* Work to complete:
Reproduce the material word for word; the images stay out.
= = =
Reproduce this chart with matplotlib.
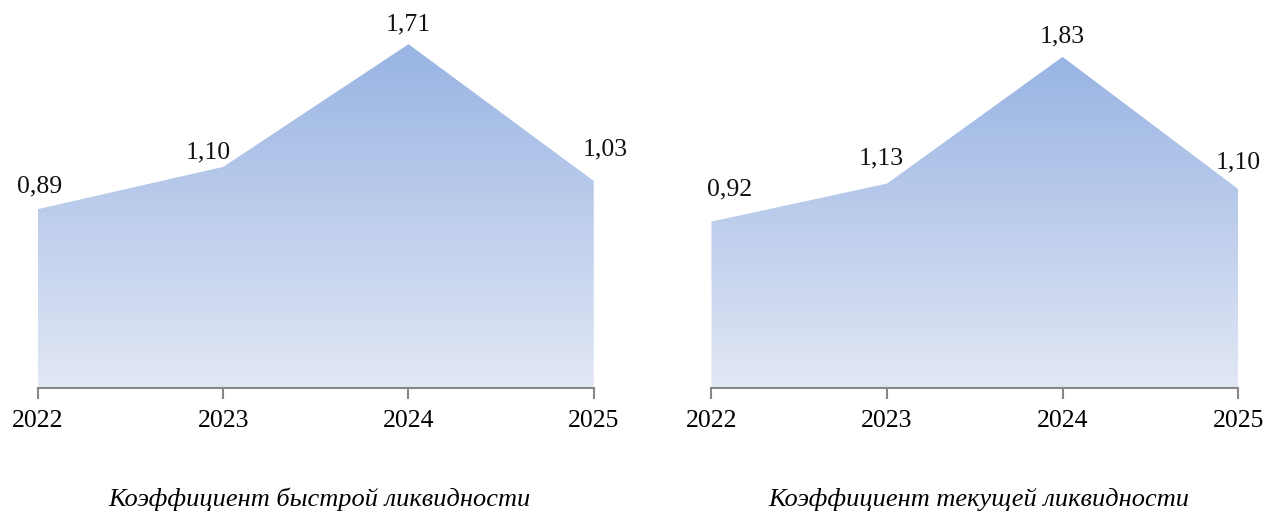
import numpy as np
import matplotlib.pyplot as plt
from matplotlib.colors import LinearSegmentedColormap
from matplotlib.patches import Polygon

plt.rcParams['font.family'] = ['Liberation Serif', 'DejaVu Serif']

years = [2022, 2023, 2024, 2025]
quick = [0.89, 1.10, 1.71, 1.03]
current = [0.92, 1.13, 1.83, 1.10]
quick_labels = ['0,89', '1,10', '1,71', '1,03']
current_labels = ['0,92', '1,13', '1,83', '1,10']
titles = ['Коэффициент быстрой ликвидности', 'Коэффициент текущей ликвидности']

cmap = LinearSegmentedColormap.from_list('grad', ['#e2e7f5', '#98b4e3'])
fs = 18.5


def draw(ax, vals, labels, ymax, offsets):
    x = np.arange(len(years))
    ax.set_xlim(0, len(years) - 1)
    ax.set_ylim(0, ymax)
    verts = [(0, 0)] + list(zip(x, vals)) + [(x[-1], 0)]
    poly = Polygon(verts, closed=True, facecolor='none', edgecolor='none')
    ax.add_patch(poly)
    grad = np.linspace(0, 1, 256).reshape(-1, 1)
    img = ax.imshow(grad, cmap=cmap, origin='lower', aspect='auto',
                    extent=[0, len(years) - 1, 0, max(vals)], zorder=1)
    img.set_clip_path(poly)
    for i, (v, lab) in enumerate(zip(vals, labels)):
        ax.annotate(lab, (i, v), xytext=offsets[i], textcoords='offset pixels',
                    ha='center', va='center', fontsize=fs, color='#111111',
                    annotation_clip=False)
    for s in ['top', 'left', 'right']:
        ax.spines[s].set_visible(False)
    ax.spines['bottom'].set_color('#888888')
    ax.spines['bottom'].set_linewidth(1.5)
    ax.set_yticks([])
    ax.set_xticks(x)
    ax.set_xticklabels([str(y) for y in years], fontsize=fs)
    ax.tick_params(axis='x', length=8, width=1.5, color='#888888', pad=8)


fig = plt.figure(figsize=(12.66, 5.12), dpi=100)
ax1 = fig.add_axes([0.030, 0.242, 0.439, 0.707])
ax2 = fig.add_axes([0.562, 0.242, 0.416, 0.707])

draw(ax1, quick, quick_labels, 1.8, [(2, 23), (-15, 14), (0, 20), (11, 32)])
draw(ax2, current, current_labels, 2.0, [(18, 32), (-6, 25), (0, 20), (0, 27)])

fig.text(0.252, 0.024, titles[0], fontsize=19, style='italic', ha='center', va='center')
fig.text(0.773, 0.024, titles[1], fontsize=19, style='italic', ha='center', va='center')

fig.savefig('out.png', dpi=100)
= = =
* Written reply:
Reproduce this chart with matplotlib.
import numpy as np
import matplotlib.pyplot as plt
from matplotlib.colors import LinearSegmentedColormap
from matplotlib.patches import Polygon

plt.rcParams['font.family'] = ['Liberation Serif', 'DejaVu Serif']

years = [2022, 2023, 2024, 2025]
quick = [0.89, 1.10, 1.71, 1.03]
current = [0.92, 1.13, 1.83, 1.10]
quick_labels = ['0,89', '1,10', '1,71', '1,03']
current_labels = ['0,92', '1,13', '1,83', '1,10']
titles = ['Коэффициент быстрой ликвидности', 'Коэффициент текущей ликвидности']

cmap = LinearSegmentedColormap.from_list('grad', ['#e2e7f5', '#98b4e3'])
fs = 18.5


def draw(ax, vals, labels, ymax, offsets):
    x = np.arange(len(years))
    ax.set_xlim(0, len(years) - 1)
    ax.set_ylim(0, ymax)
    verts = [(0, 0)] + list(zip(x, vals)) + [(x[-1], 0)]
    poly = Polygon(verts, closed=True, facecolor='none', edgecolor='none')
    ax.add_patch(poly)
    grad = np.linspace(0, 1, 256).reshape(-1, 1)
    img = ax.imshow(grad, cmap=cmap, origin='lower', aspect='auto',
                    extent=[0, len(years) - 1, 0, max(vals)], zorder=1)
    img.set_clip_path(poly)
    for i, (v, lab) in enumerate(zip(vals, labels)):
        ax.annotate(lab, (i, v), xytext=offsets[i], textcoords='offset pixels',
                    ha='center', va='center', fontsize=fs, color='#111111',
                    annotation_clip=False)
    for s in ['top', 'left', 'right']:
        ax.spines[s].set_visible(False)
    ax.spines['bottom'].set_color('#888888')
    ax.spines['bottom'].set_linewidth(1.5)
    ax.set_yticks([])
    ax.set_xticks(x)
    ax.set_xticklabels([str(y) for y in years], fontsize=fs)
    ax.tick_params(axis='x', length=8, width=1.5, color='#888888', pad=8)


fig = plt.figure(figsize=(12.66, 5.12), dpi=100)
ax1 = fig.add_axes([0.030, 0.242, 0.439, 0.707])
ax2 = fig.add_axes([0.562, 0.242, 0.416, 0.707])

draw(ax1, quick, quick_labels, 1.8, [(2, 23), (-15, 14), (0, 20), (11, 32)])
draw(ax2, current, current_labels, 2.0, [(18, 32), (-6, 25), (0, 20), (0, 27)])

fig.text(0.252, 0.024, titles[0], fontsize=19, style='italic', ha='center', va='center')
fig.text(0.773, 0.024, titles[1], fontsize=19, style='italic', ha='center', va='center')

fig.savefig('out.png', dpi=100)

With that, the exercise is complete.